A simple use case for this law: you are under a concerted DDOS attack. Your network deals with, say, drivers records. Drivers records are protected under the DPPA. You want to share NetFlow information with a 3rd party DDOS tracking service. Today, your general counsel needs to authorize any such sharing explicitly. Post-CISPA, you could make arrangements to share that information automatically.
Problems sharing information due to existing federal laws and the liability shield, to me, are unrelated. And what is the point of existing laws if they're just going to create another layer of laws to bypass them? Who's going to oversee this network of cyber security entities? The State? I just don't see much accountability in that. Maybe if there were independent, non-state third parties reporting to consumers and providing transparency.
This is in my opinion a totally reasonable criticism of CISPA.
Taking the opposing position, I might argue:
(a) Our total ineffectiveness at responding to current network security attacks is such a pressing issue that a legislative "patch" makes sense, rather than spending time litigating fiddly changes to tens of existing statutes.
(b) It might not be to our benefit to relitigate the protections of those existing privacy bills; the result might be a weakening of existing privacy protections. Creating a common-sense exception that says "you can share malware or DDOS netflow traces no matter what kind of company you are" might leave our civil liberties safer in the long run.

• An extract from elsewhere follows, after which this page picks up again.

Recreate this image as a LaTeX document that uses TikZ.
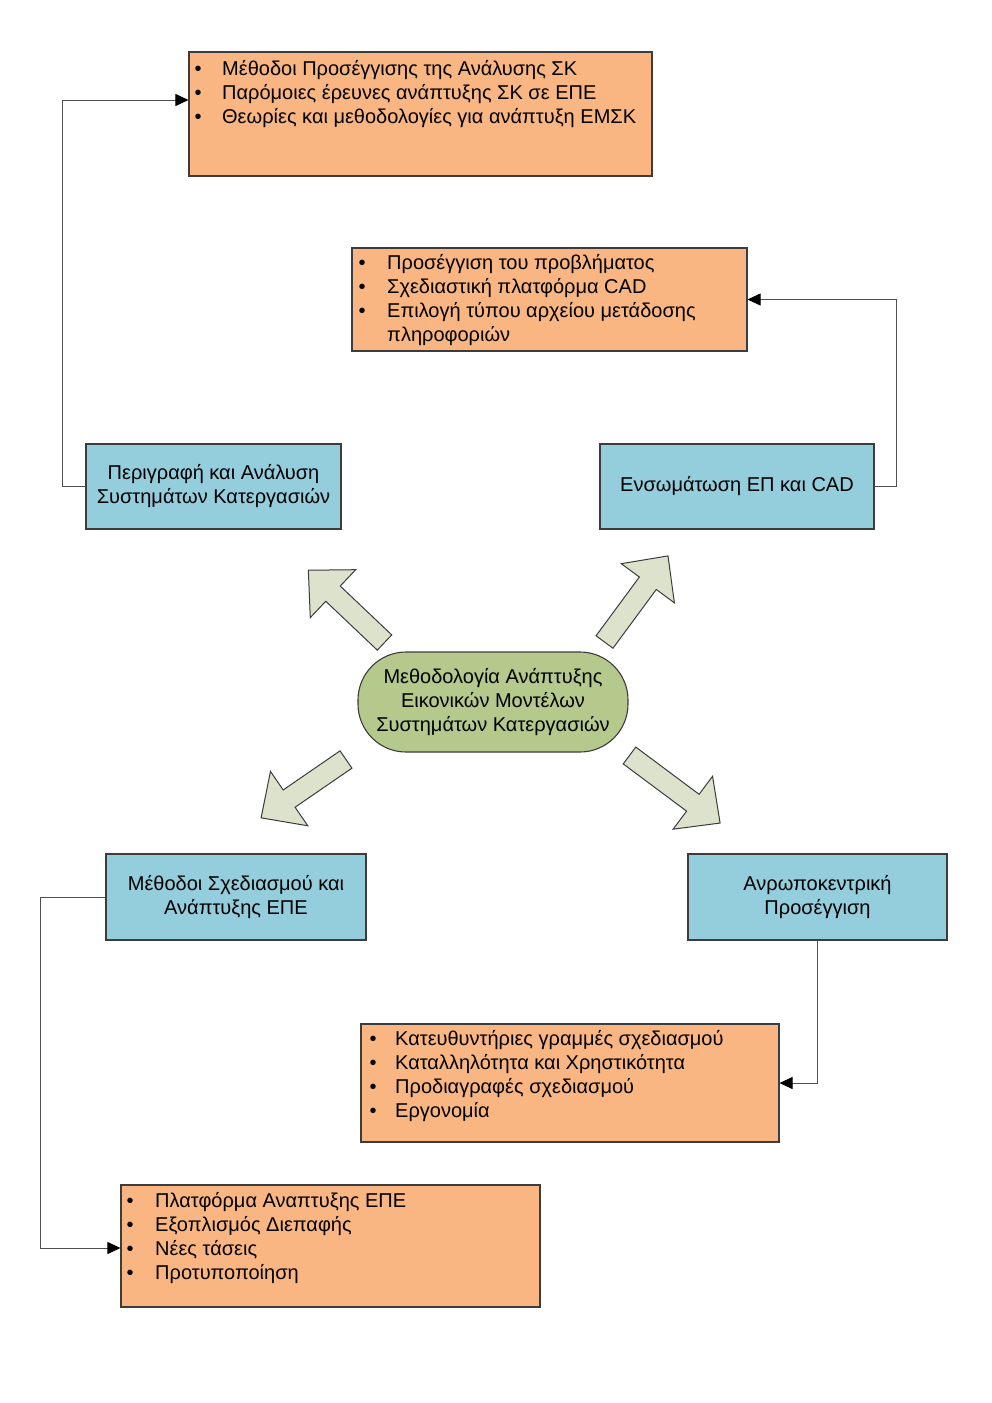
\documentclass[tikz,border=0pt]{standalone}
\usepackage{fontspec}
\setmainfont{Liberation Sans}
\usetikzlibrary{arrows.meta}
\definecolor{orangeF}{RGB}{249,182,130}
\definecolor{blueF}{RGB}{148,205,220}
\definecolor{greenF}{RGB}{181,201,140}
\definecolor{arrowF}{RGB}{221,226,205}
\definecolor{edge}{RGB}{60,60,60}
\definecolor{conncol}{RGB}{80,80,80}
\newcommand\itm[2]{\makebox[#1][l]{•}#2}
\tikzset{
  x=1pt, y=1pt,
  txt/.style={font=\fontsize{20}{24}\selectfont},
  orangebox/.style={draw=edge, fill=orangeF, line width=1.1pt, inner sep=0pt},
  bluebox/.style={draw=edge, fill=blueF, line width=1.1pt, inner sep=0pt, align=center, txt},
  listtext/.style={anchor=base west, inner sep=0pt, txt, align=left},
  conn/.style={draw=conncol, line width=0.9pt, -{Triangle[length=13pt,width=12pt,black]}},
  bigarrow/.style={draw=edge, fill=arrowF, line width=1pt, line join=miter}
}
\newcommand\blockarrow[4]{% tail x, tail y, angle, length
  \draw[bigarrow, shift={(#1,#2)}, rotate=#3]
    (0,-10.5) -- (#4-34,-10.5) -- (#4-34,-33) -- (#4,0) -- (#4-34,33) -- (#4-34,10.5) -- (0,10.5) -- cycle;}
\begin{document}
\begin{tikzpicture}
\useasboundingbox (0,0) rectangle (992,-1403);
\fill[white] (0,0) rectangle (992,-1403);

% orange boxes
\node[orangebox, minimum width=463pt, minimum height=124pt] (A) at (420.5,-114) {};
\node[listtext] (At) at (194.5,-75) {\begin{tabular}[t]{@{}l@{}}
\itm{27.5pt}{Μέθοδοι Προσέγγισης της Ανάλυσης ΣΚ}\\
\itm{27.5pt}{Παρόμοιες έρευνες ανάπτυξης ΣΚ σε ΕΠΕ}\\
\itm{27.5pt}{Θεωρίες και μεθοδολογίες για ανάπτυξη ΕΜΣΚ}
\end{tabular}};

\node[orangebox, minimum width=395pt, minimum height=103pt] (B) at (549.5,-299.5) {};
\node[listtext] (Bt) at (358.5,-269) {\begin{tabular}[t]{@{}l@{}}
\itm{28.5pt}{Προσέγγιση του προβλήματος}\\
\itm{28.5pt}{Σχεδιαστική πλατφόρμα CAD}\\
\itm{28.5pt}{Επιλογή τύπου αρχείου μετάδοσης}\\
\hspace*{28.5pt}πληροφοριών
\end{tabular}};

\node[orangebox, minimum width=418pt, minimum height=118pt] (G) at (570,-1083) {};
\node[listtext] (Gt) at (369.5,-1045) {\begin{tabular}[t]{@{}l@{}}
\itm{25.5pt}{Κατευθυντήριες γραμμές σχεδιασμού}\\
\itm{25.5pt}{Καταλληλότητα και Χρηστικότητα}\\
\itm{25.5pt}{Προδιαγραφές σχεδιασμού}\\
\itm{25.5pt}{Εργονομία}
\end{tabular}};

\node[orangebox, minimum width=419pt, minimum height=122pt] (H) at (330.5,-1246) {};
\node[listtext] (Ht) at (126.5,-1207) {\begin{tabular}[t]{@{}l@{}}
\itm{28.5pt}{Πλατφόρμα Αναπτυξης ΕΠΕ}\\
\itm{28.5pt}{Εξοπλισμός Διεπαφής}\\
\itm{28.5pt}{Νέες τάσεις}\\
\itm{28.5pt}{Προτυποποίηση}
\end{tabular}};

% blue boxes
\node[bluebox, minimum width=255pt, minimum height=85pt] (C) at (213.5,-486.5) {Περιγραφή και Ανάλυση\\Συστημάτων Κατεργασιών};
\node[bluebox, minimum width=274pt, minimum height=85pt] (D) at (737,-486.5) {Ενσωμάτωση ΕΠ και CAD};
\node[bluebox, minimum width=260pt, minimum height=86pt] (E) at (236,-897) {Μέθοδοι Σχεδιασμού και\\Ανάπτυξης ΕΠΕ};
\node[bluebox, minimum width=259pt, minimum height=86pt] (F) at (817.5,-897) {Ανρωποκεντρική\\Προσέγγιση};

% central node
\node[draw=edge, fill=greenF, line width=1.1pt, rounded corners=48pt, minimum width=270pt, minimum height=100pt, inner sep=0pt, align=center, txt] (M) at (493,-702) {Μεθοδολογία Ανάπτυξης\\Εικονικών Μοντέλων\\Συστημάτων Κατεργασιών};

% block arrows
\blockarrow{384.5}{-642.5}{136.5}{105}
\blockarrow{604.5}{-642}{53.6}{107}
\blockarrow{346}{-759.5}{214.5}{103}
\blockarrow{629.5}{-755.5}{-36.7}{113}

% connectors
\draw[conn] (C.west) -- ++(-23,0) |- ([yshift=14pt]A.west);
\draw[conn] (D.east) -- ++(22,0) |- (B.east);
\draw[conn] (E.west) -- ++(-65,0) |- ([yshift=-2pt]H.west);
\draw[conn] (F.south) |- (G.east);
\end{tikzpicture}
\end{document}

You don't. You only need to reveal information that could with analysis be used to derive information protected under some piece of privacy legislation.
Incidentally, the DPPA wasn't written to lock down the DMV.
I use the DPPA as an example of surprising limitations on the ability of private companies to share operational data that could conceivably due to operator error or time constraints potentially include protected information. Another example: FERPA.